In a recent book entitled “India Dishonoured: Behind a Nation’s War on Women”, Sunny Hundal discusses various features of Indian culture that foster violence against women. He writes that India’s brand of religiosity and ingrained ideas about the “‘honour’ of women” make it particularly difficult to secure the change in attitudes required to address violence against women.
(photo from : http://www.countercurrents.org/ranjan300113.htm)
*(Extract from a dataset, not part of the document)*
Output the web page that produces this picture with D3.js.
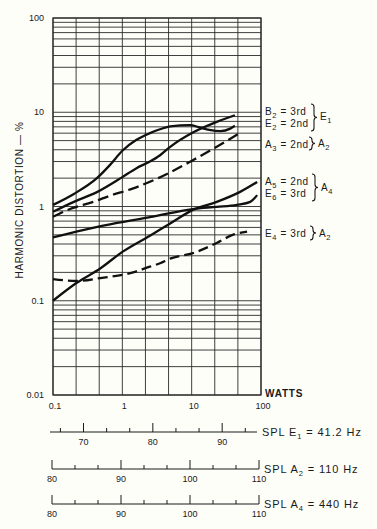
<!DOCTYPE html>
<html>
<head>
<meta charset="utf-8">
<script src="https://cdn.jsdelivr.net/npm/d3@7"></script>
<style>
  html, body { margin: 0; padding: 0; background: #fefef9; }
  svg text { font-family: "Liberation Sans", Arial, sans-serif; fill: #1a1a1a; }
</style>
</head>
<body>
<div id="chart"></div>
<script>
// axis ticks
const wattsTicks = [0.1, 1, 10, 100];
const pctTicks = [0.01, 0.1, 1, 10, 100];
const splE1Major = [70, 80, 90];
const splA2Major = [80, 90, 100, 110];
const splA4Major = [80, 90, 100, 110];

// curves: [watts, harmonic distortion %]
const b2Third = [[0.1, 0.88], [0.2, 1.12], [0.43, 1.42], [1.0, 2.05], [1.6, 2.55], [2.5, 3.0],
  [3.5, 3.5], [4.9, 4.3], [10.4, 6.1], [23, 7.9], [42, 9.3]];
const e2Second = [[0.1, 1.04], [0.2, 1.36], [0.43, 2.0], [0.66, 2.75], [1.0, 3.9], [1.6, 5.1],
  [2.5, 6.0], [3.5, 6.6], [4.9, 7.1], [9.5, 7.3], [13, 6.9], [18, 6.5], [26, 6.3], [36, 6.7], [42, 7.2]];
const a3Second = [[0.1, 0.78], [0.19, 0.96], [0.38, 1.12], [0.66, 1.3], [1.4, 1.55], [3.3, 2.0],
  [10.4, 3.1], [23, 4.3], [53, 6.2]];
const a5Second = [[0.1, 0.1], [0.22, 0.155], [0.48, 0.22], [1.0, 0.33], [2.5, 0.49], [4.9, 0.66],
  [10.4, 0.92], [23, 1.12], [50, 1.43], [88, 1.82]];
const e6Third = [[0.1, 0.47], [0.27, 0.56], [0.84, 0.67], [2.5, 0.77], [10.4, 0.94], [23, 0.99],
  [45, 1.04], [70, 1.12], [88, 1.32]];
const e4Third = [[0.1, 0.17], [0.22, 0.162], [0.48, 0.174], [1.43, 0.2], [2.5, 0.23], [3.5, 0.25],
  [4.9, 0.28], [10.4, 0.32], [23, 0.41], [39, 0.5], [63, 0.54]];

const W = 377, H = 529;
const plotLeft = 53, plotRight = 261, plotTop = 18, plotBottom = 395;

const svg = d3.select("#chart").append("svg")
    .attr("width", W)
    .attr("height", H);

const x = d3.scaleLog().domain([0.1, 100]).range([plotLeft, plotRight]);
const y = d3.scaleLog().domain([0.01, 100]).range([plotBottom, plotTop]);

// grid
const grid = svg.append("g").attr("stroke", "#2a2a2a").attr("stroke-width", 0.9);
const hLines = [];
[0.01, 0.1, 1, 10].forEach(d => d3.range(1, 10).forEach(m => hLines.push(d * m)));
hLines.push(100);
grid.selectAll(".h").data(hLines).enter().append("line")
    .attr("x1", plotLeft).attr("x2", plotRight)
    .attr("y1", d => y(d)).attr("y2", d => y(d));
// vertical lines every third of a decade (matches the SPL scales)
const vLines = d3.range(-3, 7).map(k => Math.pow(10, k / 3));
grid.selectAll(".v").data(vLines).enter().append("line")
    .attr("x1", d => x(d)).attr("x2", d => x(d))
    .attr("y1", plotTop).attr("y2", plotBottom);
grid.append("rect")
    .attr("x", plotLeft).attr("y", plotTop)
    .attr("width", plotRight - plotLeft).attr("height", plotBottom - plotTop)
    .attr("fill", "none").attr("stroke-width", 1.2);

// tick labels
svg.append("g").selectAll("text").data(pctTicks).enter().append("text")
    .attr("x", plotLeft - 9).attr("y", d => y(d) + 3)
    .attr("text-anchor", "end").attr("font-size", 9)
    .text(d => d);
svg.append("g").selectAll("text").data(wattsTicks).enter().append("text")
    .attr("x", d => x(d) + 2).attr("y", plotBottom + 14)
    .attr("text-anchor", "middle").attr("font-size", 9)
    .text(d => d);
svg.append("text").attr("x", 265).attr("y", plotBottom + 2)
    .attr("font-size", 10).attr("font-weight", "bold").attr("letter-spacing", 0.8)
    .text("WATTS");
svg.append("text")
    .attr("transform", "translate(23,200) rotate(-90)")
    .attr("text-anchor", "middle").attr("font-size", 10).attr("letter-spacing", 0.6)
    .text("HARMONIC DISTORTION — %");

// curves
const line = d3.line()
    .x(d => x(d[0]))
    .y(d => y(d[1]))
    .curve(d3.curveMonotoneX);

const curves = [
  { data: b2Third, dash: null },
  { data: e2Second, dash: null },
  { data: a3Second, dash: "11,5" },
  { data: a5Second, dash: null },
  { data: e6Third, dash: null },
  { data: e4Third, dash: "10,5" }
];
svg.append("g").selectAll("path").data(curves).enter().append("path")
    .attr("d", d => line(d.data))
    .attr("fill", "none")
    .attr("stroke", "#111")
    .attr("stroke-width", 2.3)
    .attr("stroke-dasharray", d => d.dash);

// labels on the right
function sub(t, main, s, rest) {
  t.append("tspan").text(main);
  t.append("tspan").attr("font-size", 7.5).attr("dy", 2.5).text(s);
  t.append("tspan").attr("dy", -2.5).text(rest);
}
function brace(x0, y0, y1) {
  const w = 3, m = (y0 + y1) / 2;
  return `M${x0},${y0} Q${x0 + w},${y0} ${x0 + w},${y0 + w} L${x0 + w},${m - w} Q${x0 + w},${m} ${x0 + 2 * w},${m}` +
    ` Q${x0 + w},${m} ${x0 + w},${m + w} L${x0 + w},${y1 - w} Q${x0 + w},${y1} ${x0},${y1}`;
}
const labels = svg.append("g").attr("font-size", 10).attr("letter-spacing", 0.6);
[
  ["B", "2", " = 3rd", 115], ["E", "2", " = 2nd", 127], ["A", "3", " = 2nd", 148],
  ["A", "5", " = 2nd", 185], ["E", "6", " = 3rd", 197], ["E", "4", " = 3rd", 237]
].forEach(l => sub(labels.append("text").attr("x", 265).attr("y", l[3]), l[0], l[1], l[2]));
[[311, 104, 131, "E", "1", 120], [309, 137, 150, "A", "2", 147], [312, 174, 201, "A", "4", 191], [310, 226, 240, "A", "2", 237]]
  .forEach(b => {
    svg.append("path").attr("d", brace(b[0], b[1], b[2]))
        .attr("fill", "none").attr("stroke", "#1a1a1a").attr("stroke-width", 1.1);
    sub(labels.append("text").attr("x", b[0] + 9).attr("y", b[5]), b[3], b[4], "");
  });

// SPL scales under the chart
function splAxis(scale, major, yLine, x0, x1, label, labelSub, labelRest) {
  const g = svg.append("g").attr("stroke", "#1a1a1a").attr("stroke-width", 1);
  g.append("line").attr("x1", x0).attr("x2", x1).attr("y1", yLine).attr("y2", yLine);
  const lo = scale.domain()[0], hi = scale.domain()[1];
  const minor = d3.range(Math.ceil(lo * 3 / 10), Math.floor(hi * 3 / 10) + 1)
      .map(k => k * 10 / 3).filter(v => major.every(m => Math.abs(m - v) > 0.1));
  g.selectAll(".mn").data(minor).enter().append("line")
      .attr("x1", d => scale(d)).attr("x2", d => scale(d))
      .attr("y1", yLine - 4).attr("y2", yLine);
  g.selectAll(".mj").data(major).enter().append("line")
      .attr("x1", d => scale(d)).attr("x2", d => scale(d))
      .attr("y1", yLine - 9).attr("y2", yLine);
  svg.append("g").selectAll("text").data(major).enter().append("text")
      .attr("x", d => scale(d)).attr("y", yLine + 13)
      .attr("text-anchor", "middle").attr("font-size", 9)
      .text(d => d);
  const t = svg.append("text").attr("x", x1 + 5).attr("y", yLine + 4)
      .attr("font-size", 11).attr("letter-spacing", 0.9);
  sub(t, label, labelSub, labelRest);
}

const splE1 = d3.scaleLinear().domain([65.6, 95.6]).range([plotLeft, plotRight]);
const splA2 = d3.scaleLinear().domain([80, 110]).range([52, 259]);
const splA4 = d3.scaleLinear().domain([80, 110]).range([52, 259]);
splAxis(splE1, splE1Major, 432, 50, 257, "SPL  E", "1", " = 41.2 Hz");
splAxis(splA2, splA2Major, 469, 52, 259, "SPL  A", "2", " = 110 Hz");
splAxis(splA4, splA4Major, 504, 52, 259, "SPL  A", "4", " = 440 Hz");
</script>
</body>
</html>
In the present day, women have to struggle very hard to pursue respectable careers and to survive like their male counterparts. Women in India have held some of the top jobs in the land including that of presidency. Even then, they still continue to face atrocities and violence cases such as like rape, forced prostitution, dowry killings and brutality. According to a report by Thomas Reuters, India is ranked fourth among the most dangerous countries for women among the G20.
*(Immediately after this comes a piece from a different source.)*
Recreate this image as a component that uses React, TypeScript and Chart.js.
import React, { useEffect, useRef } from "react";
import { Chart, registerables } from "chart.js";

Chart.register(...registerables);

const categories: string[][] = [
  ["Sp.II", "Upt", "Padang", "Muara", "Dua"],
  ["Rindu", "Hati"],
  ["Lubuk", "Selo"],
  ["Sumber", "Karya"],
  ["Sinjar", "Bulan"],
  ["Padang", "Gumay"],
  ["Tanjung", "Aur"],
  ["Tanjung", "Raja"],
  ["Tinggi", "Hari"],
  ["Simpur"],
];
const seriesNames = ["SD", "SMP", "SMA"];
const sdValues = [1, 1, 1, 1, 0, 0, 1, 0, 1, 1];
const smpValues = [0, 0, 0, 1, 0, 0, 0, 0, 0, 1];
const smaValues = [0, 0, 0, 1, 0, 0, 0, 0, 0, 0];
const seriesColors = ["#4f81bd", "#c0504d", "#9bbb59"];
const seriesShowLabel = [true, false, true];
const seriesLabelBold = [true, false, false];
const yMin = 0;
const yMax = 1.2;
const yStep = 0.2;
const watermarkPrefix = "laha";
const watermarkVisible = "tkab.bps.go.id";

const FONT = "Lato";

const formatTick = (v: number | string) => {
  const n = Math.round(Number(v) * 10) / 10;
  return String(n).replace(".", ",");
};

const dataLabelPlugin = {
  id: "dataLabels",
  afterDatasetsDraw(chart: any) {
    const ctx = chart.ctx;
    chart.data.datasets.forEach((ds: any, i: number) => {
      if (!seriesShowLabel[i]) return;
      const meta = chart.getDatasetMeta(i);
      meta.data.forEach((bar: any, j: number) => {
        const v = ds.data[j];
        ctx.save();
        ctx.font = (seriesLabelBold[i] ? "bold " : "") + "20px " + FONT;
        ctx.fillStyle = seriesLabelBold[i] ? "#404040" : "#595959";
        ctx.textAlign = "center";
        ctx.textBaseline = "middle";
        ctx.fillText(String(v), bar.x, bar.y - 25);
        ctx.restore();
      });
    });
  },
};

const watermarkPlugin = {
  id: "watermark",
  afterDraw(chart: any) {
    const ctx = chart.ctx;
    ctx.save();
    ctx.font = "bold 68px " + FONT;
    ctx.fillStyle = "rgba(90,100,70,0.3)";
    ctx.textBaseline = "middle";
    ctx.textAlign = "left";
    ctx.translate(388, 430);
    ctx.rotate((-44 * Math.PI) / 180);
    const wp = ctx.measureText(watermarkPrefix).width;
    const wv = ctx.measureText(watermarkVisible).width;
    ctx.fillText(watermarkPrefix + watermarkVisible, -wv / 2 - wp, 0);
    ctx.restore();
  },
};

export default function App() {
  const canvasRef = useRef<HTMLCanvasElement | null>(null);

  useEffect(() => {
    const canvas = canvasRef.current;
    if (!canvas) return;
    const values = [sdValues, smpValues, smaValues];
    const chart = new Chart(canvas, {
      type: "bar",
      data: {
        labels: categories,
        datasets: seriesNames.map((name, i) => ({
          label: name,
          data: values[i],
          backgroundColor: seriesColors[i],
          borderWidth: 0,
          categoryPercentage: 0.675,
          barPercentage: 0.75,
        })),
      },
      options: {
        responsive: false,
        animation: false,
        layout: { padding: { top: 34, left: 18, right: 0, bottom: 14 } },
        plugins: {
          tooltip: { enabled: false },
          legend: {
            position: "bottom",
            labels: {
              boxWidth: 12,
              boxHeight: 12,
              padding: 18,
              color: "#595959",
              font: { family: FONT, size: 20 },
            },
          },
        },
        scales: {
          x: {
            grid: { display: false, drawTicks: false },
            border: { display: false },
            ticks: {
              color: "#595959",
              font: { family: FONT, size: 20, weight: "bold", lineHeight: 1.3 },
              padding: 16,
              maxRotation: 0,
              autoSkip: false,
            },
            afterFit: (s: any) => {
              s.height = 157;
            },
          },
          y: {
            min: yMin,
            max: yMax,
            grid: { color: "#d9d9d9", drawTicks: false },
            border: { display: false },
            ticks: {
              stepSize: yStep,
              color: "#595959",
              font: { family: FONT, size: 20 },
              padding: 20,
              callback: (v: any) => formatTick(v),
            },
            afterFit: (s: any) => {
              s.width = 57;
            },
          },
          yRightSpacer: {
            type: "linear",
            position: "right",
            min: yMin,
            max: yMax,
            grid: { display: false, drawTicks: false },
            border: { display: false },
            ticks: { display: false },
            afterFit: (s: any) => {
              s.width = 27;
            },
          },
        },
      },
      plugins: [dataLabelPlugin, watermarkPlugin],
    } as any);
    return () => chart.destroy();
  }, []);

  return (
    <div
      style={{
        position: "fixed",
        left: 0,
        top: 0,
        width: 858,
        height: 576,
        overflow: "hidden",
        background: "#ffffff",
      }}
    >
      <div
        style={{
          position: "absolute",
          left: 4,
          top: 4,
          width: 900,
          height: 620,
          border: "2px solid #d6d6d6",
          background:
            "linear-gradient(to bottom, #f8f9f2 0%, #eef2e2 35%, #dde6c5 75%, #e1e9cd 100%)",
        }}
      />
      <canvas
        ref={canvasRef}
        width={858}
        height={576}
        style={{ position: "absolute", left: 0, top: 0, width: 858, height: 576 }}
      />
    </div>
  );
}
CFR’s Isobel Coleman highlights three things to know about the case, and discusses the larger issue of violence against women in the country:
1) Gender Inequality at the Root: “In India, girls are valued less than boys,” she says, “and this results in many inequalities in society.” In addition to rampant sex-selective abortions, Coleman points to significant disparities in access to health care and education.
2) A Culture of Complicity: “Culturally, there’s not enough exposure and conviction against those who are perpetrating acts of violence against women,” Coleman says. Citing examples of cases where police officers have pressured victims to keep silent or even marry their rapists to avoid prosecution, she says there is “a culture of complicity around violence against women.”
3) Opportunity for Change: The recent demonstrations are unprecedented in India, and could mark a turning point, Coleman says. “It could in fact result in some substantive changes for women. In particular for violence against women, but more broadly throughout society,” she says.
Rather ironic isn’t it, that a nation which has over 2000 goddesses and deities that men and women alike worship with great devotion in times of need, fortunately for the media, reports of such great violence against women have been brought to the view of the public eye. And if we ponder about it, we cannot help but wonder, how many crimes have gone unreported, and unpunished. Not everyone seems to remember that every woman is a form of the ‘Devi’.